O Grupo divulgação é uma verdadeira oficina de formação e educação da nova geração. Suas peças têm sempre como objecto a educação através do questionamento. O despertar da consciência do homem face ao seu destino. Despertar-lo da letárgia.
Quanto aos ensaios: Duram cerca de 3 meses: de Segunda a Domingo. Muitos irão considerar este tempo muito longo, sobretudo porque cá entre nós, durante um ano um grupo é capaz de fazer mais de cinco estréias. Mas não acredito que o artesão da peça, “o Pensador”, convertido em símbolo da Cultura Nacional, o tenha concluído em 24 horas.
Arte exige paixão, inspiração, transpiração, comprometimento, sacrifício. Porque o actor contribui de alguma forma para a transformação das consciências.
No entanto, a melhor forma de fazer-teatro é fazê-lo.

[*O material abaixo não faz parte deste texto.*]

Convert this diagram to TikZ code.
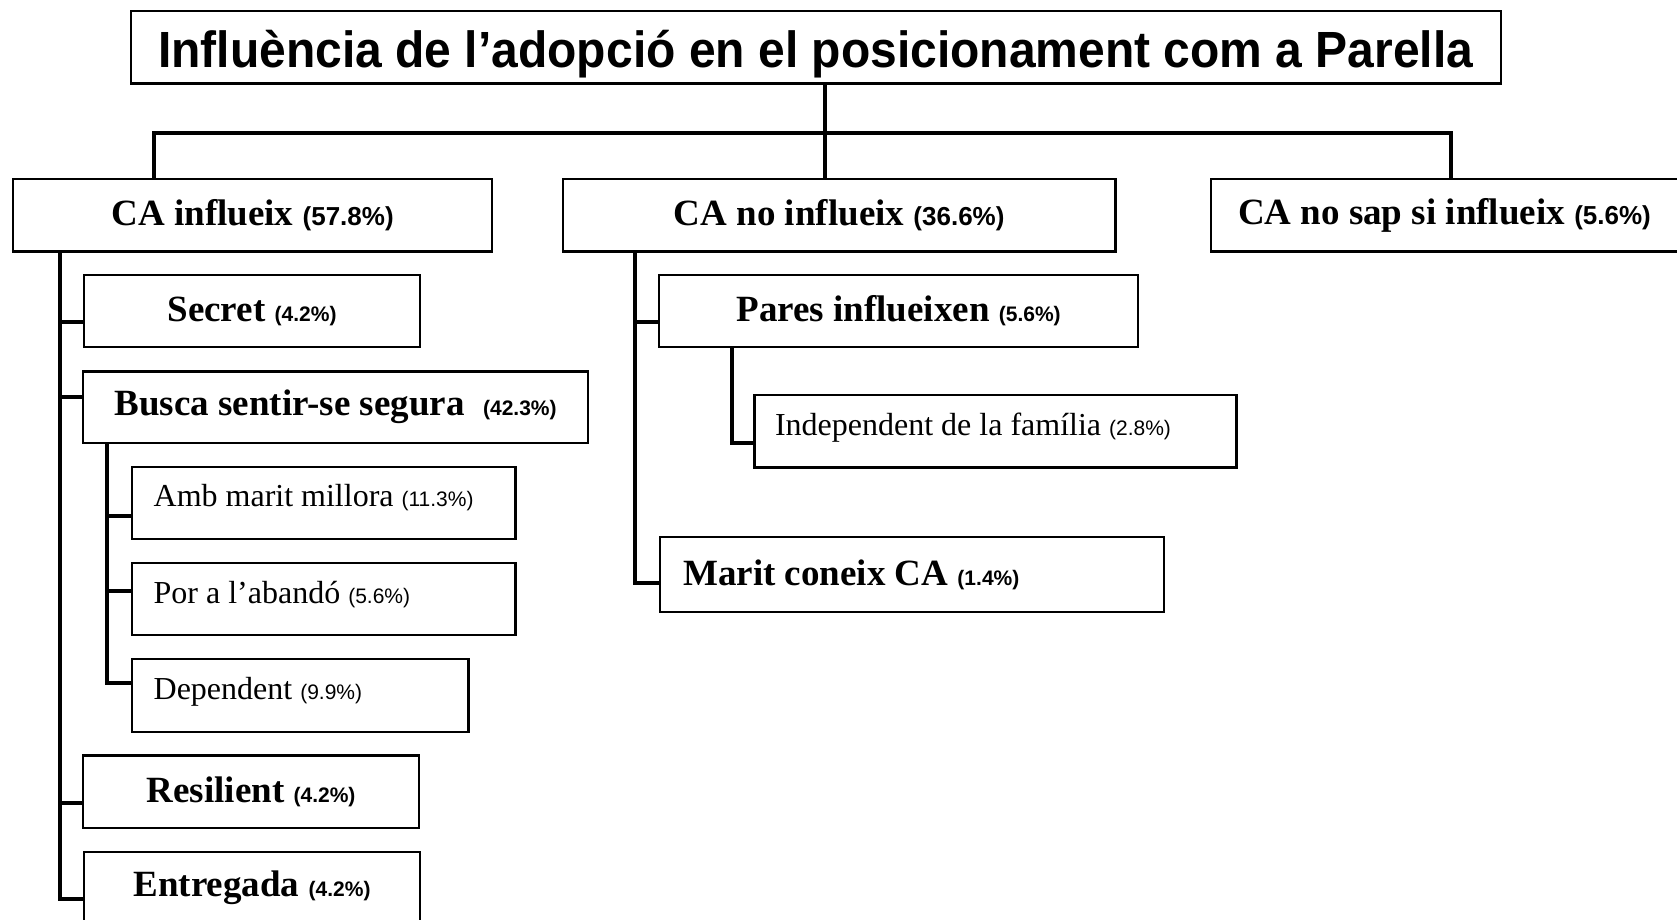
\documentclass[tikz,border=0pt]{standalone}
\usepackage{fontspec}
\setmainfont{Liberation Serif}
\newfontfamily\arialf{Liberation Sans}
\newcommand{\mytitlef}{\arialf\bfseries\fontsize{48}{52}\selectfont}
\newcommand{\mytb}{\fontsize{37}{40}\selectfont\bfseries}
\newcommand{\mypa}{\arialf\bfseries\fontsize{26}{28}\selectfont}
\newcommand{\mypb}{\arialf\bfseries\fontsize{21}{23}\selectfont}
\newcommand{\mytr}{\fontsize{32}{34}\selectfont}
\newcommand{\mypr}{\arialf\fontsize{21}{23}\selectfont}
\tikzset{
  box/.style={draw=black, line width=1.5pt, rectangle, inner sep=0pt, anchor=north west, fill=white},
  lbox/.style={box},
  tbox/.style={lbox, text height=20pt, text depth=12pt},
  conn/.style={line width=4pt, draw=black, line join=miter},
  connshadow/.style={line width=3pt, draw=black!35, line join=miter, yshift=-3pt},
}
\begin{document}
\begin{tikzpicture}[x=1pt,y=-1pt]
\useasboundingbox (0,0) rectangle (1677,920);

% ---------- nodes ----------
\node[box, minimum width=1369, minimum height=71.7, text height=40.4pt, text depth=0pt, font=\mytitlef] (title) at (130.5,10.7)
  {\scalebox{1}[1.06]{Influència de l’adopció en el posicionament com a Parella}};

\node[box, minimum width=478.1, minimum height=71.7, font=\mytb] (A) at (12.8,178.6)
  {CA influeix {\mypa (57.8\%)}};
\node[box, minimum width=551.8, minimum height=71.7, font=\mytb] (B) at (562.6,178.6)
  {CA no influeix {\mypa (36.6\%)}};
\node[box, minimum width=466, minimum height=71.7, font=\mytb] (C) at (1210.7,178.6)
  {CA no sap si influeix {\mypa (5.6\%)}};

\node[box, minimum width=335.8, minimum height=70.6, font=\mytb] (secret) at (83.4,274.9)
  {Secret {\mypb (4.2\%)}};
\node[box, minimum width=504.8, minimum height=70.6, font=\mytb] (busca) at (82.4,371.1)
  {Busca sentir-se segura~ {\mypb (42.3\%)}};
\node[tbox, minimum width=382.9, minimum height=71.7, font=\mytr] (amb) at (131.5,466.3)
  {\makebox[340.1pt][l]{Amb marit millora {\mypr (11.3\%)}}};
\node[tbox, minimum width=382.9, minimum height=71.6, font=\mytr] (por) at (131.5,562.6)
  {\makebox[340.1pt][l]{Por a l’abandó {\mypr (5.6\%)}}};
\node[tbox, minimum width=335.9, minimum height=71.7, font=\mytr] (dep) at (131.5,658.8)
  {\makebox[293.1pt][l]{Dependent {\mypr (9.9\%)}}};
\node[box, minimum width=335.8, minimum height=71.6, font=\mytb] (resil) at (82.4,755.1)
  {Resilient {\mypb (4.2\%)}};
\node[box, minimum width=335.8, minimum height=71.6, font=\mytb] (entreg) at (83.4,851.3)
  {Entregada {\mypb (4.2\%)}};

\node[box, minimum width=478.1, minimum height=70.6, font=\mytb] (pares) at (658.8,274.9)
  {Pares influeixen {\mypb (5.6\%)}};
\node[tbox, minimum width=481.3, minimum height=71.7, font=\mytr] (indep) at (754,394.6)
  {\makebox[440.7pt][l]{Independent de la família {\mypr (2.8\%)}}};
\node[lbox, minimum width=502.6, minimum height=73.8, font=\mytb] (marit) at (659.9,536.9)
  {\makebox[457.6pt][l]{Marit coneix CA {\mypb (1.4\%)}}};

% ---------- junction coordinates ----------
\coordinate (barL) at (154,132.6);
\coordinate (barM) at (824.6,132.6);
\coordinate (barR) at (1451.3,132.6);

\coordinate (jS) at (59.9,322);
\coordinate (jB) at (59.9,396.7);
\coordinate (jR) at (59.9,802.7);
\coordinate (jE) at (59.9,899.3);

\coordinate (jAm) at (106.7,515.7);
\coordinate (jP) at (106.7,590.7);
\coordinate (jD) at (106.7,683.3);

\coordinate (jPa) at (635.3,321.7);
\coordinate (jM) at (635.3,583.3);
\coordinate (jI) at (731.5,442.7);

% ---------- connectors ----------
\foreach \s in {connshadow,conn}{
  \draw[\s] (title.south -| barM) -- (barM);
  \draw[\s] (barL |- A.north) -- (barL) -- (barR) -- (barR |- C.north);
  \draw[\s] (barM) -- (barM |- B.north);
  % under A
  \draw[\s] (A.south -| jE) -- (jE) -- (jE -| entreg.west);
  \draw[\s] (jS) -- (jS -| secret.west);
  \draw[\s] (jB) -- (jB -| busca.west);
  \draw[\s] (jR) -- (jR -| resil.west);
  % under busca
  \draw[\s] (busca.south -| jD) -- (jD) -- (jD -| dep.west);
  \draw[\s] (jAm) -- (jAm -| amb.west);
  \draw[\s] (jP) -- (jP -| por.west);
  % under B
  \draw[\s] (B.south -| jM) -- (jM) -- (jM -| marit.west);
  \draw[\s] (jPa) -- (jPa -| pares.west);
  % under pares
  \draw[\s] (pares.south -| jI) -- (jI) -- (jI -| indep.west);
}

% redraw box outlines on top of connectors
\foreach \n in {title,A,B,C,secret,busca,amb,por,dep,resil,entreg,pares,indep,marit}{
  \draw[line width=1.5pt] (\n.north west) rectangle (\n.south east);
}
\end{tikzpicture}
\end{document}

“Com as mãos cheias de flores/o coração pleno de amor/A alma repleta de júbilo/Saltimbancos da paixão/Aproximemo-nos do tablado/Altar de Deus e do homem”
CERTOS DE QUE:

“Sempre é preciso sonhar/ Até por instante/ E quando o sonho acabar/ Procure por outro adiante/ Todo dia quando acordar/ Mesmo estando atrasado/ Não esqueça de levar/ Seu sonho sempre embrulhado/ Leve o sonho pra rua/ Faça tudo acontecer/ Viaje até o mundo da lua/ Só depende de você
(Sonho Pirata, Liliana Neves)


------- Palestra proferida durante o Festival Nacional de Teatro realizado em Cabinda em 2001.